Back to our woodcarving question. The idea of treating users with honesty and respect, creating genuinely good experiences for them, has gone out of favor. But is it irretrievably gone, like Esterly's woodcarving, or is it still worth trying to revive this bygone idea through acts of resistance?

Here's one hopeful sign that resisting Big Tech's toxic defaults, and improving the user experience, still works. DuckDuckGo founder Gabriel Weinberg, writing an op-ed in the New York Times recently, points out that "the big ad-tech companies - especially Facebook and Google - know how to sell ads without damaging privacy, but they choose not to." In other words, it is still possible to run a profitable tech company without adhering to the exploitative practices favored by Big Tech giants. Resistance, by product teams, can revive the practice of treating users with respect.

Individuals vs. Big Tech defaults

Speaking as an individual, I don't like the default settings being handed to us today. I don't just mean the Settings menu in a software app, like how the toolbar is organized. No, I mean the default settings for life in a society increasingly defined and manipulated by Silicon Valley. These are becoming the default expectations for being a functional member of society. They're like software settings, except they're for people like you and me, telling us how we should live.

Like: just click Accept Terms & Conditions, and don't bother asking questions. Be ready to scan your face, your fingerprints, your everything, whenever you're prompted.

Or this: stick these digital things - these pods, these buds, these flippitybits - into your ear canals, and never take them out, so that your device can always get your attention.

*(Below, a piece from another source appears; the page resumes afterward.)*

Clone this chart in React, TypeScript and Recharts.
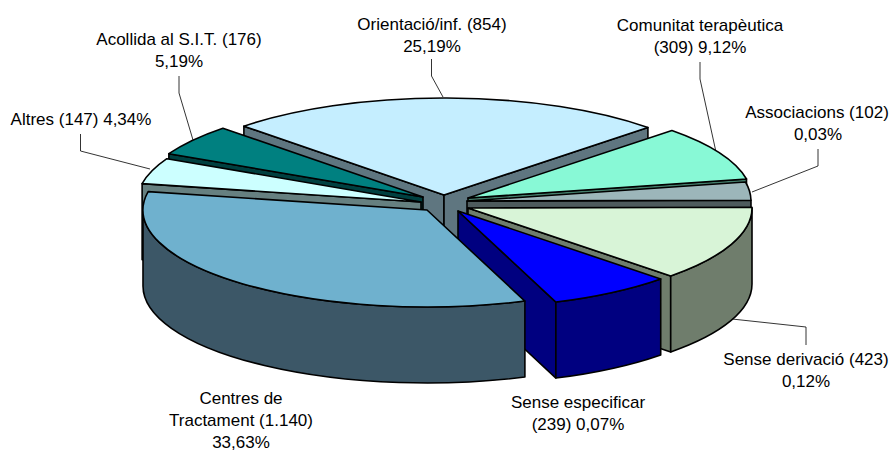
import React from "react";
import { PieChart, Pie } from "recharts";

const sliceNames = ["Orientació/inf.", "Comunitat terapèutica", "Associacions", "Sense derivació", "Sense especificar", "Centres de Tractament", "Altres", "Acollida al S.I.T."];
const sliceValues = [854, 309, 102, 423, 239, 1140, 147, 176];
const chartData = sliceNames.map((name, i) => ({ name, value: sliceValues[i] }));

const topColors = ["#C5EEFF", "#88F9D6", "#9CB6BA", "#D8F4D7", "#0000FF", "#6FB1CE", "#CCFFFF", "#008080"];
const wallColors = ["#5F7680", "#447D6B", "#4E5B5D", "#6F7D6C", "#000080", "#3C5767", "#668080", "#004040"];
const explodeX = [-1, 23, 22, 23, 13, -18, -24, -22];
const explodeY = [-9, -6, -3, 4, 7, 6, -2, -7];
const drawOrder = [0, 7, 1, 6, 2, 3, 4, 5];

const CX = 445;
const CY = 204;
const RX = 284;
const TILT = 0.3415;
const DEPTH = 76;

type LabelLine = { x: number; y: number; text: string };
const labelLines: LabelLine[] = [
  { x: 432, y: 30, text: "Orientació/inf. (854)" },
  { x: 432, y: 52, text: "25,19%" },
  { x: 179, y: 45, text: "Acollida al S.I.T. (176)" },
  { x: 179, y: 67, text: "5,19%" },
  { x: 81, y: 125, text: "Altres (147) 4,34%" },
  { x: 700, y: 31, text: "Comunitat terapèutica" },
  { x: 700, y: 53, text: "(309) 9,12%" },
  { x: 817, y: 118, text: "Associacions (102)" },
  { x: 818, y: 140, text: "0,03%" },
  { x: 806, y: 365, text: "Sense derivació (423)" },
  { x: 806, y: 387, text: "0,12%" },
  { x: 578, y: 408, text: "Sense especificar" },
  { x: 578, y: 430, text: "(239) 0,07%" },
  { x: 241, y: 404, text: "Centres de" },
  { x: 241, y: 426, text: "Tractament (1.140)" },
  { x: 241, y: 448, text: "33,63%" },
];
const leaders = [
  "431.5,59 431.5,76 443,97",
  "179,76 179,93 193,140",
  "80.5,134 80.5,151 150,169",
  "700,62 700,79 716,152",
  "818,149 818,166 752,192",
  "806,345 806,327 732,319",
];

const rad = (d: number) => (d * Math.PI) / 180;

function SliceShape(props: any, idx: number) {
  if (props.index !== idx) return <g />;
  const { cx, cy, outerRadius, startAngle, endAngle } = props;
  const rx = outerRadius;
  const ry = outerRadius * TILT;
  const ox = cx + explodeX[idx];
  const oy = cy + explodeY[idx];
  const a = 90 - startAngle;
  const b = 90 - endAngle;
  const pt = (t: number, d = 0) => [ox + rx * Math.sin(rad(t)), oy - ry * Math.cos(rad(t)) + d];
  const top = topColors[idx];
  const wall = wallColors[idx];
  const sw = 1.6;
  const faces: React.ReactNode[] = [];
  const face = (t: number, k: string) => {
    const p = pt(t);
    const pts = [[ox, oy], p, [p[0], p[1] + DEPTH], [ox, oy + DEPTH]];
    faces.push(<polygon key={k} points={pts.map((q) => q.join(",")).join(" ")} fill={wall} stroke="#000" strokeWidth={sw} strokeLinejoin="round" />);
  };
  if (Math.sin(rad(a)) < 0) face(a, "s");
  if (Math.sin(rad(b)) > 0) face(b, "e");
  const norm = (t: number) => ((t % 360) + 360) % 360;
  const na = norm(a);
  const nb = na + (b - a);
  const wa = Math.max(na, 90);
  const wb = Math.min(nb, 270);
  let wallPath: React.ReactNode = null;
  if (wb > wa) {
    const p1 = pt(wa);
    const p2 = pt(wb);
    const d = `M${p1[0]},${p1[1]} A${rx},${ry} 0 0 1 ${p2[0]},${p2[1]} L${p2[0]},${p2[1] + DEPTH} A${rx},${ry} 0 0 0 ${p1[0]},${p1[1] + DEPTH} Z`;
    wallPath = <path d={d} fill={wall} stroke="#000" strokeWidth={sw} strokeLinejoin="round" />;
  }
  const s = pt(a);
  const e = pt(b);
  const large = b - a > 180 ? 1 : 0;
  return (
    <g>
      {faces}
      {wallPath}
      <path d={`M${ox},${oy} L${s[0]},${s[1]} A${rx},${ry} 0 ${large} 1 ${e[0]},${e[1]} Z`} fill={top} stroke="#000" strokeWidth={sw} strokeLinejoin="round" />
    </g>
  );
}

export default function App() {
  return (
    <div style={{ position: "absolute", left: 0, top: 0, width: 891, height: 451, background: "#fff" }}>
      <PieChart width={891} height={451} margin={{ top: 0, right: 0, bottom: 0, left: 0 }}>
        {leaders.map((pts, i) => (
          <polyline key={i} points={pts} fill="none" stroke="#000" strokeWidth={0.8} />
        ))}
        {drawOrder.map((idx) => (
          <Pie
            key={idx}
            data={chartData}
            dataKey="value"
            nameKey="name"
            cx={CX}
            cy={CY}
            innerRadius={0}
            outerRadius={RX}
            startAngle={134.8}
            endAngle={-225.2}
            paddingAngle={0}
            isAnimationActive={false}
            labelLine={false}
            label={false}
            shape={(p: any) => SliceShape(p, idx)}
          />
        ))}
        {labelLines.map((l, i) => (
          <text key={i} x={l.x} y={l.y} textAnchor="middle" fontFamily="Liberation Sans" fontSize={17} fill="#000">
            {l.text}
          </text>
        ))}
      </PieChart>
    </div>
  );
}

Just walk through your day with your head in the cloud(s) - often with head bowed, showing proper respect for the glowing screen in your hand, as it guides your every step: mentally, emotionally, and physically.

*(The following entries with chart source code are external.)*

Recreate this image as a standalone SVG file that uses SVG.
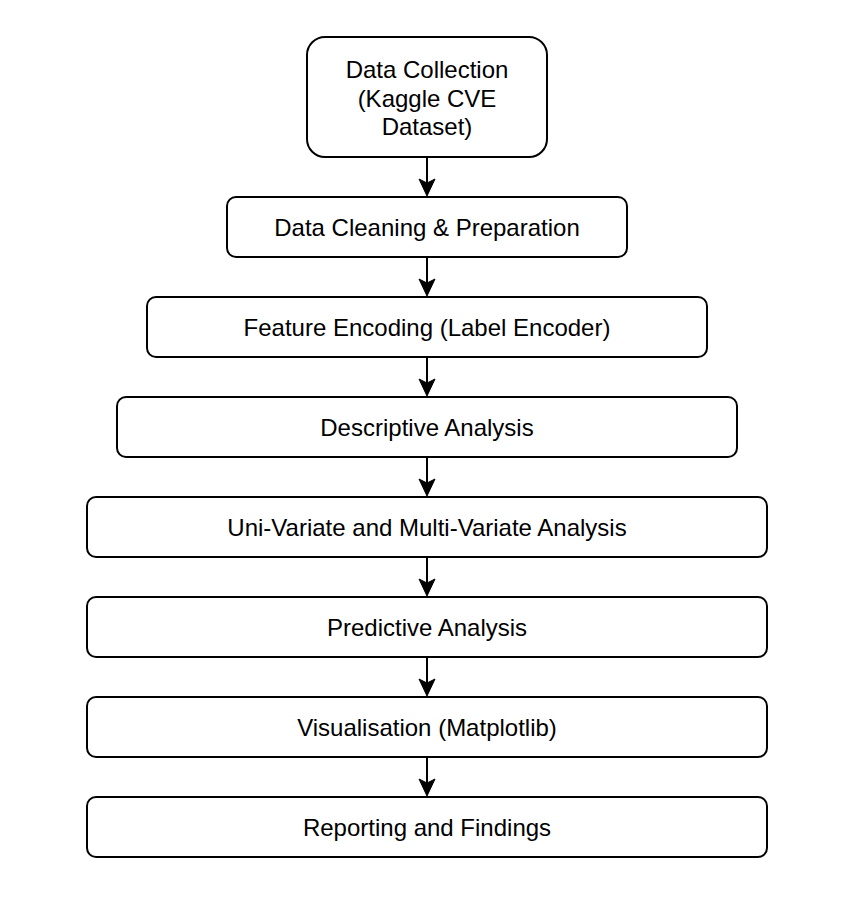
<svg xmlns="http://www.w3.org/2000/svg" width="852" height="898" viewBox="0 0 852 898">
<style>
.box{fill:#ffffff;stroke:#000000;stroke-width:2}
.lbl{font-family:"Liberation Sans",Arial,Helvetica,sans-serif;font-size:24px;fill:#000000;text-anchor:middle}
.edge{stroke:#000000;stroke-width:2;fill:none}
.head{fill:#000000;stroke:#000000;stroke-width:1}
</style>
<rect width="852" height="898" fill="#ffffff"/>
<g id="n1"><rect class="box" x="307" y="37" width="240" height="120" rx="18" ry="18"/>
<text class="lbl" x="427" y="78">Data Collection</text>
<text class="lbl" x="427" y="107">(Kaggle CVE</text>
<text class="lbl" x="427" y="135">Dataset)</text></g>
<g id="n2"><rect class="box" x="227" y="197" width="400" height="60" rx="9" ry="9"/>
<text class="lbl" x="427" y="235.5">Data Cleaning &amp; Preparation</text></g>
<g id="n3"><rect class="box" x="147" y="297" width="560" height="60" rx="9" ry="9"/>
<text class="lbl" x="427" y="335.5">Feature Encoding (Label Encoder)</text></g>
<g id="n4"><rect class="box" x="117" y="397" width="620" height="60" rx="9" ry="9"/>
<text class="lbl" x="427" y="435.5">Descriptive Analysis</text></g>
<g id="n5"><rect class="box" x="87" y="497" width="680" height="60" rx="9" ry="9"/>
<text class="lbl" x="427" y="535.5">Uni-Variate and Multi-Variate Analysis</text></g>
<g id="n6"><rect class="box" x="87" y="597" width="680" height="60" rx="9" ry="9"/>
<text class="lbl" x="427" y="635.5">Predictive Analysis</text></g>
<g id="n7"><rect class="box" x="87" y="697" width="680" height="60" rx="9" ry="9"/>
<text class="lbl" x="427" y="735.5">Visualisation (Matplotlib)</text></g>
<g id="n8"><rect class="box" x="87" y="797" width="680" height="60" rx="9" ry="9"/>
<text class="lbl" x="427" y="835.5">Reporting and Findings</text></g>
<g id="edges">
<line class="edge" x1="427" y1="157" x2="427" y2="184"/>
<path class="head" d="M427,196 L419,179 L427,183 L435,179 Z"/>
<line class="edge" x1="427" y1="257" x2="427" y2="284"/>
<path class="head" d="M427,296 L419,279 L427,283 L435,279 Z"/>
<line class="edge" x1="427" y1="357" x2="427" y2="384"/>
<path class="head" d="M427,396 L419,379 L427,383 L435,379 Z"/>
<line class="edge" x1="427" y1="457" x2="427" y2="484"/>
<path class="head" d="M427,496 L419,479 L427,483 L435,479 Z"/>
<line class="edge" x1="427" y1="557" x2="427" y2="584"/>
<path class="head" d="M427,596 L419,579 L427,583 L435,579 Z"/>
<line class="edge" x1="427" y1="657" x2="427" y2="684"/>
<path class="head" d="M427,696 L419,679 L427,683 L435,679 Z"/>
<line class="edge" x1="427" y1="757" x2="427" y2="784"/>
<path class="head" d="M427,796 L419,779 L427,783 L435,779 Z"/>
</g>
</svg>
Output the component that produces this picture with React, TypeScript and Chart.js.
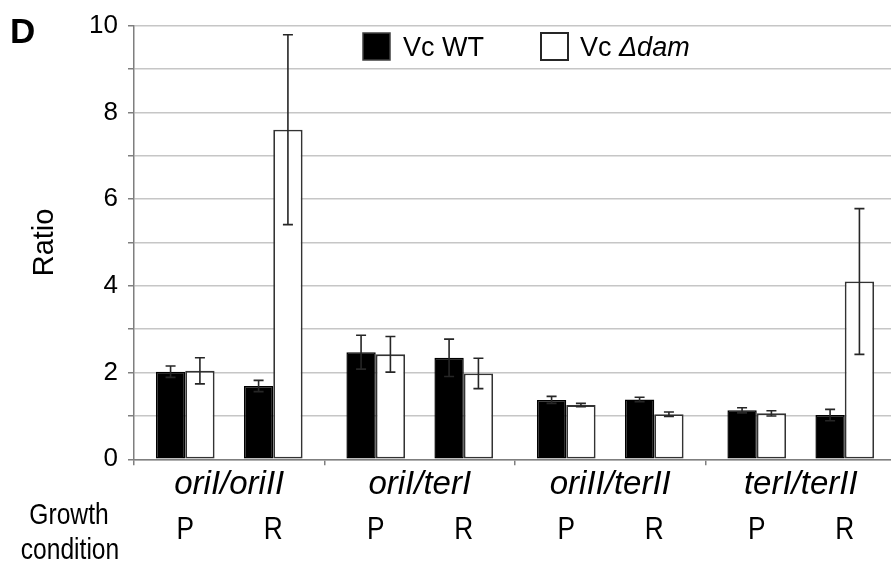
import { useEffect, useRef } from 'react';
import { Chart, registerables } from 'chart.js';

Chart.register(...registerables);

// ---- data ----
const groups = ['oriI/oriII', 'oriI/terI', 'oriII/terII', 'terI/terII'];
const conditions = ['P', 'R'];
// values in order: group1 P, group1 R, group2 P, group2 R, ...
const wtRatio = [2.02, 1.69, 2.47, 2.34, 1.37, 1.38, 1.13, 1.02];
const wtError = [0.13, 0.13, 0.39, 0.43, 0.08, 0.05, 0.06, 0.13];
const damRatio = [2.04, 7.6, 2.42, 1.98, 1.25, 1.04, 1.06, 4.1];
const damError = [0.3, 2.19, 0.41, 0.35, 0.04, 0.05, 0.06, 1.68];
const yMax = 10;

const FONT = "'Liberation Sans', Arial, sans-serif";

const pick = (arr: number[], c: number) => groups.map((_, g) => arr[g * conditions.length + c]);

// text drawn slightly condensed, like the narrow face of the original figure
const narrowText = (ctx: any, text: string, x: number, y: number, sx: number) => {
  ctx.save();
  ctx.translate(x, y);
  ctx.scale(sx, 1);
  ctx.fillText(text, 0, 0);
  ctx.restore();
};

const errorBars = {
  id: 'errorBars',
  afterDatasetsDraw(chart: any) {
    const ctx = chart.ctx;
    const y = chart.scales.y;
    chart.data.datasets.forEach((ds: any, di: number) => {
      if (!ds.errors) return;
      const meta = chart.getDatasetMeta(di);
      meta.data.forEach((bar: any, i: number) => {
        const v = ds.data[i];
        const e = ds.errors[i];
        if (v == null) return;
        const x = bar.x;
        const top = y.getPixelForValue(v + e);
        const bot = y.getPixelForValue(v - e);
        ctx.save();
        ctx.strokeStyle = '#262626';
        ctx.lineWidth = 1.6;
        ctx.beginPath();
        ctx.moveTo(x, top);
        ctx.lineTo(x, bot);
        ctx.moveTo(x - 5, top);
        ctx.lineTo(x + 5, top);
        ctx.moveTo(x - 5, bot);
        ctx.lineTo(x + 5, bot);
        ctx.stroke();
        ctx.restore();
      });
    });
  },
};

const extraText = {
  id: 'extraText',
  afterDraw(chart: any) {
    const ctx = chart.ctx;
    ctx.save();
    // panel letter
    ctx.fillStyle = '#000';
    ctx.font = `bold 35px ${FONT}`;
    ctx.textAlign = 'left';
    ctx.textBaseline = 'alphabetic';
    ctx.fillText('D', 10, 43);

    // legend
    ctx.fillStyle = '#000';
    ctx.fillRect(363, 33, 27, 27);
    ctx.lineWidth = 1.5;
    ctx.strokeStyle = '#404040';
    ctx.strokeRect(363, 33, 27, 27);
    ctx.font = `27px ${FONT}`;
    ctx.fillStyle = '#000';
    ctx.fillText('Vc WT', 403, 56);
    ctx.fillStyle = '#fff';
    ctx.fillRect(541, 33, 27, 27);
    ctx.lineWidth = 2;
    ctx.strokeStyle = '#262626';
    ctx.strokeRect(541, 33, 27, 27);
    ctx.fillStyle = '#000';
    ctx.font = `27px ${FONT}`;
    const pre = 'Vc ';
    ctx.fillText(pre, 580, 56);
    const w = ctx.measureText(pre).width;
    ctx.font = `italic 27px ${FONT}`;
    ctx.fillText('\u0394dam', 580 + w, 56);

    // growth condition labels
    ctx.font = `30px ${FONT}`;
    ctx.textAlign = 'center';
    narrowText(ctx, 'Growth', 69, 524, 0.82);
    narrowText(ctx, 'condition', 70, 559, 0.82);

    // P / R labels centred under each bar pair
    const metaP = [chart.getDatasetMeta(0), chart.getDatasetMeta(1)];
    const metaR = [chart.getDatasetMeta(3), chart.getDatasetMeta(4)];
    ctx.font = `32px ${FONT}`;
    groups.forEach((_, g) => {
      const xp = (metaP[0].data[g].x + metaP[1].data[g].x) / 2;
      const xr = (metaR[0].data[g].x + metaR[1].data[g].x) / 2;
      narrowText(ctx, conditions[0], xp, 539, 0.82);
      narrowText(ctx, conditions[1], xr, 539, 0.82);
    });
    ctx.restore();
  },
};

export default function App() {
  const ref = useRef<HTMLCanvasElement | null>(null);

  useEffect(() => {
    if (!ref.current) return;
    const black = { backgroundColor: '#000', borderColor: '#000', borderWidth: 1.5, borderSkipped: false };
    const white = { backgroundColor: '#fff', borderColor: '#333', borderWidth: 1.8, borderSkipped: false };
    const chart = new Chart(ref.current, {
      type: 'bar',
      data: {
        labels: groups,
        datasets: [
          { label: 'Vc WT P', data: pick(wtRatio, 0), errors: pick(wtError, 0), ...black } as any,
          { label: 'Vc \u0394dam P', data: pick(damRatio, 0), errors: pick(damError, 0), ...white } as any,
          { label: 'spacer', data: groups.map(() => null), backgroundColor: 'rgba(0,0,0,0)', borderWidth: 0 } as any,
          { label: 'Vc WT R', data: pick(wtRatio, 1), errors: pick(wtError, 1), ...black } as any,
          { label: 'Vc \u0394dam R', data: pick(damRatio, 1), errors: pick(damError, 1), ...white } as any,
        ],
      },
      options: {
        responsive: false,
        animation: false,
        devicePixelRatio: 1,
        layout: { padding: { top: 24, left: 0, right: 1, bottom: 0 } },
        datasets: { bar: { barPercentage: 1, categoryPercentage: 0.77 } },
        plugins: { legend: { display: false }, tooltip: { enabled: false } },
        scales: {
          x: {
            type: 'category',
            offset: true,
            grid: { display: true, drawOnChartArea: false, offset: true, tickLength: 6, color: '#7f7f7f', lineWidth: 1.5 },
            border: { display: true, color: '#7f7f7f', width: 1.5 },
            ticks: { color: '#000', font: { family: FONT, size: 33, style: 'italic' }, padding: 0, maxRotation: 0, autoSkip: false },
            afterFit: (scale: any) => {
              scale.height = 104.7;
            },
          },
          y: {
            type: 'linear',
            min: 0,
            max: yMax,
            ticks: {
              stepSize: 1,
              color: '#000',
              padding: 10,
              font: { family: FONT, size: 26 },
              callback: (v: any) => (Number(v) % 2 === 0 ? String(v) : ''),
            },
            grid: { color: '#c6c6c6', lineWidth: 1.5, tickLength: 6, tickColor: '#7f7f7f' },
            border: { display: true, color: '#7f7f7f', width: 1.5 },
            title: { display: true, text: 'Ratio', color: '#000', font: { family: FONT, size: 29 }, padding: { top: 28, bottom: 0 } },
            afterFit: (scale: any) => {
              scale.width = 134;
            },
          },
        },
      } as any,
      plugins: [errorBars, extraText],
    });
    return () => chart.destroy();
  }, []);

  return (
    <div style={{ position: 'fixed', left: 0, top: 0, width: 891, height: 564, overflow: 'hidden', background: '#fff' }}>
      <canvas ref={ref} width={897} height={564} style={{ width: 897, height: 564, display: 'block' }} />
    </div>
  );
}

Above all, the default settings tell us, just accept all of this as inevitable. Call it "progress," call it a "necessary evil," or just ignore it. Whatever you do, don't look up . . . because you might notice the cameras tracking you from Google's LinkNYC surveillance kiosks (yes, they're from Google). Citizens of New York, Philadelphia, Newark, London, and Toronto are all subject to "smart city" [sic] projects from Google/Alphabet - and your city might be next - so there's an increasingly strong suggestion to see it all as just "the way things are now." Inevitable.

These defaults came from a few product teams in Silicon Valley and Seattle, driven by business models that serve a very, very few senior leaders and major investors. They're not designed for your benefit.

Increasingly I find myself saying no. And I'm not alone.

Techtonic radio show guests, on resisting Big Tech

All three of my most recent Techtonic radio guests have brought up their strategies for resisting Big Tech:

Jenny Odell talks about "resisting the attention economy" in her book How to Do Nothing. (See show notes, listen to entire show, or jump to interview.)

Damon Krukowski talks about finding meaning - in books, music, and other people - in places outside the grip of Big Tech, in his book and podcast "Ways of Hearing." (See show notes, listen to entire show, or jump to interview.)

Scott Urban has created "privacy eyewear" that he calls Reflectacles. Wearing anti-surveillance glasses is one way to actively resist the defaults. (See show notes, listen to entire show, or jump to interview.)

2-minute radio segments

And here are recent short radio segments, two minutes (or so) each...

WFMU is superior to Spotify, and Damon Krukowski explains why.

How to do nothing: put down the phone and take a deep breath.

Revisiting a prediction for 2019: let's hear it for the Department of Justice!

Where "flat earthers" come from: Google/YouTube's toxic algorithm and a lack of science education.

Google is trying to redefine the word "privacy".

Whatever you do, don't give up hope. Resistance is still possible, and it starts with paying attention to what's going on.